Now, long term, what ONC is driving to, and this is very important, the reason they want to capture all this discreet data – which you’re starting to see in 2011 and you see more of in 2013 – is they are going to establish these evidence-based medicine protocols because they’re going to have a ton of data.
What the government is getting to is they’re going to have this huge repository that people start to look at and say, “Here’s best practice, here’s evidence-based medicine.” You’ll have a huge repository and a lot of really smart people looking at it and trying to figure all this stuff out. Then they can actually take that data and create a standard transaction for clinical decision support that can be implemented in all these systems.
GUERRA: I can just picture Deborah Peel reading that.
DAVIS: But you can still do this. You can still de-identify the data and do all this research.
I understand the issues of privacy, believe me, but I think the thing is you can still submit that data as de-identified data and come up with the protocols and the guidelines and best practices. So to me, that really doesn’t fit into the privacy issue. The privacy challenge to me is once you get this data, the summary data, and you start sharing it, that’s where you have to make sure it’s encrypted. You have to make sure you’ve got the appropriate people, processes and guidelines in place for exchanging the information.
GUERRA: Let’s talk about structured versus unstructured text. Since the physician narrative probably isn’t going away, how do you deal with the important information that might be trapped in unstructured text?
DAVIS: Well, I think you can look at this from a couple of different perspectives. First of all, there’s a movement out there called Health Story. Health Story says that what physicians are trained to do and what they’re very good at is called dictation transcription. The problem with that is it can take more than 24 hours to get the information which is then put into a text log, so it’s hard to extract information. Health Story is trying to do two things.
The first step is that part of the CCD standard is the document formats. So when you create a document, it actually creates the formats for certain data. So the first step of Health Story is to let physicians do the dictation and transcription and create these structured documents so that when people are looking at those documents they know exactly where to go to find the information they want. So it’s an incremental step of improvement, and the nice thing is physicians are okay with it because it doesn’t disrupt their workflow, they understand it, and so the adoption should be pretty high.
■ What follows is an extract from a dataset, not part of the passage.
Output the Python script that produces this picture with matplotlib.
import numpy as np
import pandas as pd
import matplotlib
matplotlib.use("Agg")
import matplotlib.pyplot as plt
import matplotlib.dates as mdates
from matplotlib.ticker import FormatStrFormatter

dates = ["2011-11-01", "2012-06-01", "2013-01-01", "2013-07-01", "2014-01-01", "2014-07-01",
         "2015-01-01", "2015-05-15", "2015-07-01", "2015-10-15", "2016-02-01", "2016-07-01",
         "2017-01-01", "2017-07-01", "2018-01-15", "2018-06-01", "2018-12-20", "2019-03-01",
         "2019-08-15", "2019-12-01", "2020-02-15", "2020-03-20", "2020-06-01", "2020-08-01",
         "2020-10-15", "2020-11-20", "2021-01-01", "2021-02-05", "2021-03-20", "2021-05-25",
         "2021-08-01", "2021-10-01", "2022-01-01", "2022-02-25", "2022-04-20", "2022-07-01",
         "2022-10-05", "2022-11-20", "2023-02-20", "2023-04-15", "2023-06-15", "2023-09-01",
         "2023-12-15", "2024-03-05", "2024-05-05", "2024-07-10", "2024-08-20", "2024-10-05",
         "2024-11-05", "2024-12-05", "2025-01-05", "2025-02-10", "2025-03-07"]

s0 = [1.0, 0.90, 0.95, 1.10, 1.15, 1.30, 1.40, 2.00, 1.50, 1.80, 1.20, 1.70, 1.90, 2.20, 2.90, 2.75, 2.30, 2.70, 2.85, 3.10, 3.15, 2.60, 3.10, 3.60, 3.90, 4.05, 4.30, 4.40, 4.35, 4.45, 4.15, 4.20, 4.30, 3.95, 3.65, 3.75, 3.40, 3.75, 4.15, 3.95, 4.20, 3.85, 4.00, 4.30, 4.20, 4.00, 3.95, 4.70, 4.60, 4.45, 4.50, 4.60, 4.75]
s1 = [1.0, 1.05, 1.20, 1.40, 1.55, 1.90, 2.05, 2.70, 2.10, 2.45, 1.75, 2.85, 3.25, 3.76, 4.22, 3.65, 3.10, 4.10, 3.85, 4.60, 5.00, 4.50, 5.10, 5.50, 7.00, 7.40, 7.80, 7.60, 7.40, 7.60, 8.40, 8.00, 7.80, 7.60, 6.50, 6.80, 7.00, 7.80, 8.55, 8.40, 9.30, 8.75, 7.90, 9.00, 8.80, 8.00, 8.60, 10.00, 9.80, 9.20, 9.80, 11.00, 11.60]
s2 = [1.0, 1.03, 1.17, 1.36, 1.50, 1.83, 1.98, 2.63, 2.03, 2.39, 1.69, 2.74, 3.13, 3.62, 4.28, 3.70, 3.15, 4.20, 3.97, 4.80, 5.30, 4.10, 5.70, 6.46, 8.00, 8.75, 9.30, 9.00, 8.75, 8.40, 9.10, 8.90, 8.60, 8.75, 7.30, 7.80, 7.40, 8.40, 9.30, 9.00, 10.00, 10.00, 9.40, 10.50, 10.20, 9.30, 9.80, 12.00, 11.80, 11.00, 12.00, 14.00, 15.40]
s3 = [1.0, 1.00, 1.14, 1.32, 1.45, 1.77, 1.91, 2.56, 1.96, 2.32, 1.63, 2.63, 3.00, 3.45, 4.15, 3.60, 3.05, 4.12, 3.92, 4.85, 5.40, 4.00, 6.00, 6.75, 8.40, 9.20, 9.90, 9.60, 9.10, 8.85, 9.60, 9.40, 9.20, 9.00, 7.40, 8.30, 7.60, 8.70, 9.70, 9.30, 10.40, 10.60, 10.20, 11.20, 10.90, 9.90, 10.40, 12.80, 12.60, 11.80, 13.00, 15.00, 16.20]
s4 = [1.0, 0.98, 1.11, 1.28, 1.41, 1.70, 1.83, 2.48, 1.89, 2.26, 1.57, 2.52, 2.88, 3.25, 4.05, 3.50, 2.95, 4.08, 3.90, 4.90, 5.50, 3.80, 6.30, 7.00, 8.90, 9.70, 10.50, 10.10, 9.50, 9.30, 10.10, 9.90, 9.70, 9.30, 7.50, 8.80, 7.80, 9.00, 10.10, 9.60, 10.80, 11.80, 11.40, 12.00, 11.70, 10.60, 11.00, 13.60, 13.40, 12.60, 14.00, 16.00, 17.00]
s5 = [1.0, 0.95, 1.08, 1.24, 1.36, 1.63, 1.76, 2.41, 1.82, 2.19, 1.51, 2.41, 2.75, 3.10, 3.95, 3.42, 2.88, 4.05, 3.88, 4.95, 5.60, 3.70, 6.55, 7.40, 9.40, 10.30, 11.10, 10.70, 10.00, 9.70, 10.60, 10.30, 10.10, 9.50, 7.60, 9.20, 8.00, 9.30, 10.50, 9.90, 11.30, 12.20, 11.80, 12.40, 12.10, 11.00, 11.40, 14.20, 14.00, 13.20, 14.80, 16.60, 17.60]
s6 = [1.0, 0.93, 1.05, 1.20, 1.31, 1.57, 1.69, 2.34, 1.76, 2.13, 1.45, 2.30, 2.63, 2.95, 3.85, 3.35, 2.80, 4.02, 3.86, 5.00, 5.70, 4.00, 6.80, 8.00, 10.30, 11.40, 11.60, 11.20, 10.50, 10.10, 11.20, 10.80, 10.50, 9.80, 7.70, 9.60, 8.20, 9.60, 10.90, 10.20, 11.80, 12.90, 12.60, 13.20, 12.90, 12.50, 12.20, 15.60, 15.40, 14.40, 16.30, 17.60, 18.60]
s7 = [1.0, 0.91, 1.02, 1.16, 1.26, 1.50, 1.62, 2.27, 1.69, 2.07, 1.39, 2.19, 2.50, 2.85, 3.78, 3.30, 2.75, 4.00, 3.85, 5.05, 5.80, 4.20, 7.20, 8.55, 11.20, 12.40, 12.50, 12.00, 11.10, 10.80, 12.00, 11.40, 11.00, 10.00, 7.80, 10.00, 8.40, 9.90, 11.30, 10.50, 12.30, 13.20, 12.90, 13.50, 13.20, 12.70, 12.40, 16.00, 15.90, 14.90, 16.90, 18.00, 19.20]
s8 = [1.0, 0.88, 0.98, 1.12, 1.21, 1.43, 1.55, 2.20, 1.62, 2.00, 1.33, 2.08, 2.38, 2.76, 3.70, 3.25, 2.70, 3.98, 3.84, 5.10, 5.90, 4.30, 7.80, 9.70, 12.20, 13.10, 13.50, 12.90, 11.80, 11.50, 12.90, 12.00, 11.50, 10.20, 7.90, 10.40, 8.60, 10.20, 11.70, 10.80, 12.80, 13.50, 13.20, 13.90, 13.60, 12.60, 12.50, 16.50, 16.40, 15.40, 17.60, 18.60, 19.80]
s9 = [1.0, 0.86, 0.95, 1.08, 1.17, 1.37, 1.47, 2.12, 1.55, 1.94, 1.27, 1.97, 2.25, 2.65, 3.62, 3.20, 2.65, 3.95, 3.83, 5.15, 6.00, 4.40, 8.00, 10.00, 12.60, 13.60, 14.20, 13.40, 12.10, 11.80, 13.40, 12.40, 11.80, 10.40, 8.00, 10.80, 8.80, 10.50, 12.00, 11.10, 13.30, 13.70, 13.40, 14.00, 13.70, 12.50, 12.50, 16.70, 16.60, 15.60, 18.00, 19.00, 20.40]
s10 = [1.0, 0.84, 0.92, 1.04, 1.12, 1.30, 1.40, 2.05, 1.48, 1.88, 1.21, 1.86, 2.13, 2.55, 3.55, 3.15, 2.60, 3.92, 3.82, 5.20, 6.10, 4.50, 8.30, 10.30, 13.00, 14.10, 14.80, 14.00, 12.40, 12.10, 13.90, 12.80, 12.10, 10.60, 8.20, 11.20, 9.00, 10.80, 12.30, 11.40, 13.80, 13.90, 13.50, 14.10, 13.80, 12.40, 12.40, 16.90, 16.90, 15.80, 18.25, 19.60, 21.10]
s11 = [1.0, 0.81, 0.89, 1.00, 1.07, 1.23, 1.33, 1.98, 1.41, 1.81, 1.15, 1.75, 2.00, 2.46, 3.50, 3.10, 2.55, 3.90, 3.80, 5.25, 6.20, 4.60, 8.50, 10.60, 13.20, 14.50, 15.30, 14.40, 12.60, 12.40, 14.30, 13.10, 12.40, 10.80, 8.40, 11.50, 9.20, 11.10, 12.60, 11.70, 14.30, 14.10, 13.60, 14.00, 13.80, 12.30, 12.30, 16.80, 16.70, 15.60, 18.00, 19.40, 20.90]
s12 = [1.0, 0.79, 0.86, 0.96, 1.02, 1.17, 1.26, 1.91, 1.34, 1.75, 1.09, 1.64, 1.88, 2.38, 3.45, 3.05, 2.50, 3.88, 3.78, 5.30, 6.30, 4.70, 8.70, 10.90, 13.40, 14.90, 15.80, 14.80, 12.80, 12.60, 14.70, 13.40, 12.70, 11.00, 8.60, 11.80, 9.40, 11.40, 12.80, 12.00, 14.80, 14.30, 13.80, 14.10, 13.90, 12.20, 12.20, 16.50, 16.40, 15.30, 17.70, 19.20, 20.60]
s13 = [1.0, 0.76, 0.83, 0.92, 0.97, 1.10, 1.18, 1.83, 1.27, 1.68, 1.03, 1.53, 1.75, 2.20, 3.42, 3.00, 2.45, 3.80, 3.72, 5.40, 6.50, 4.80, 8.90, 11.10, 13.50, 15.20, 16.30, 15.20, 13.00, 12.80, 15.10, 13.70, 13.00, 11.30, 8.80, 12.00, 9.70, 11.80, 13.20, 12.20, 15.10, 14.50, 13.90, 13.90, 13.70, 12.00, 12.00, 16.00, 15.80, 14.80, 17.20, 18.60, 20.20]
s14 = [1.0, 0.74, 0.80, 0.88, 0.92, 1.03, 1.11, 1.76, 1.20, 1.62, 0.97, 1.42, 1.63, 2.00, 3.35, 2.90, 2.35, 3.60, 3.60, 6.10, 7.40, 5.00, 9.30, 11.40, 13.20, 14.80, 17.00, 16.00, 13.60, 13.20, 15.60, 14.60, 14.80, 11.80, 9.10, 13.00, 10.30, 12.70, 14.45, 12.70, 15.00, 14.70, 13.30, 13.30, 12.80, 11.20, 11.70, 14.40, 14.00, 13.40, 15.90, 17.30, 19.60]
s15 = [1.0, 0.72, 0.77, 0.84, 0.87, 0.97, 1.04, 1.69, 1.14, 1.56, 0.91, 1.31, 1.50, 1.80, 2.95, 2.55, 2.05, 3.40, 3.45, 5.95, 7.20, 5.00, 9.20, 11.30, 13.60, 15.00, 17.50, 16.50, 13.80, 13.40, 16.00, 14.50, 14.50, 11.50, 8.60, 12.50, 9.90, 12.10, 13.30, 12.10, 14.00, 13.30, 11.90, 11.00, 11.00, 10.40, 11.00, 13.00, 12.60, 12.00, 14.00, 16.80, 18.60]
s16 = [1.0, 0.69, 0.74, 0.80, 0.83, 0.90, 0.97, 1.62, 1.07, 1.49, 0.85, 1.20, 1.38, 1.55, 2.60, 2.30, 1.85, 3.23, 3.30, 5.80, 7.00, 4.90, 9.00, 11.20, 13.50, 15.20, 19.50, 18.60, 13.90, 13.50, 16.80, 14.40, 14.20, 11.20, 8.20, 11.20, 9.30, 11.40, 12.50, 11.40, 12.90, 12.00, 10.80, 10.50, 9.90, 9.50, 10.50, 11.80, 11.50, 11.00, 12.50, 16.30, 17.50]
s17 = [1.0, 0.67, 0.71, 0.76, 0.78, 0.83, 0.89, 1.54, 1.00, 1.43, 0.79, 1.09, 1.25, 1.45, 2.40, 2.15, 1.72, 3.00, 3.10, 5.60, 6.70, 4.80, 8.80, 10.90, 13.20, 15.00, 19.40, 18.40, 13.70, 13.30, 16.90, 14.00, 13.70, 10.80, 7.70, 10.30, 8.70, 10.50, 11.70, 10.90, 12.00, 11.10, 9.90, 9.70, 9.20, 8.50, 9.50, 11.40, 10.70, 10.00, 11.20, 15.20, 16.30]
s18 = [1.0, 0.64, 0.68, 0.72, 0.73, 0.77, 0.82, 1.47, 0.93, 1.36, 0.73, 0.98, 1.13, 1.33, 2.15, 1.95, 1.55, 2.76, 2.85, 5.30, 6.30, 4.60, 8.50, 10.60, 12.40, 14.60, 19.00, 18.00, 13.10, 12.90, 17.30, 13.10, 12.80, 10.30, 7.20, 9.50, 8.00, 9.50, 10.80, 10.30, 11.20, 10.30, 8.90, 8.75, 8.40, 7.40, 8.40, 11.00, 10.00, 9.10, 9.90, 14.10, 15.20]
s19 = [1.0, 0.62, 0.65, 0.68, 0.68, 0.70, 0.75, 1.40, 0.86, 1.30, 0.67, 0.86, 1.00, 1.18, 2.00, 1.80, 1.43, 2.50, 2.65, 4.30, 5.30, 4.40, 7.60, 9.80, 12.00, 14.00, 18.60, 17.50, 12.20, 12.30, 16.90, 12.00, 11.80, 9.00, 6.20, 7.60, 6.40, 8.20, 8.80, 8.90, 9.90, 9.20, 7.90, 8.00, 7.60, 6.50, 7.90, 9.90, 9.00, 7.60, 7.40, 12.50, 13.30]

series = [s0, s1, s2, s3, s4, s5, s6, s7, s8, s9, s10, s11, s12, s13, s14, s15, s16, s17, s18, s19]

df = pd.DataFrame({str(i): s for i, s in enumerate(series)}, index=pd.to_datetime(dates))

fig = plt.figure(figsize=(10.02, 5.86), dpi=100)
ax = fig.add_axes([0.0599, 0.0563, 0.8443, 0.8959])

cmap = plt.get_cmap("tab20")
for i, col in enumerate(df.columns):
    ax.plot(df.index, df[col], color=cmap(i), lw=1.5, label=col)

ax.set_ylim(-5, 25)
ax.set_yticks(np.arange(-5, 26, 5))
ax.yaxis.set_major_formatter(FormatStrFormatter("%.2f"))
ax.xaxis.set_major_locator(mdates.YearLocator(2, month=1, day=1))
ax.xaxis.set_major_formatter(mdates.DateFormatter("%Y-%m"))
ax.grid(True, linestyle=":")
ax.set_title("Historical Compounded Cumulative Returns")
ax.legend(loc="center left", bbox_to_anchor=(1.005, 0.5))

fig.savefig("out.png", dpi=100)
One thing you can do to that data is called Natural Language Processing technology. That’s an engine that looks at text to extract discreet data. So retrospectively, you can take those documents around the naturalized processing and extract discreet data for reporting or research or whatever you want to do. What you really want to get to is, as the physician dictates, speech recognition is involved. They can see the text being created. You can actually dictate discreet data into certain fields to be captured and interacted with clinical decision support during that process.
Health Story already has implementation guidelines for several different documents. There is an ideal model in the future where the physicians would dictate, speech recognition would take over, would be able to capture discreet data, would be interacted with clinical systems support. In that scenario, you’d apply evidence-based medicine protocols and clinical decision support while the physician is documenting.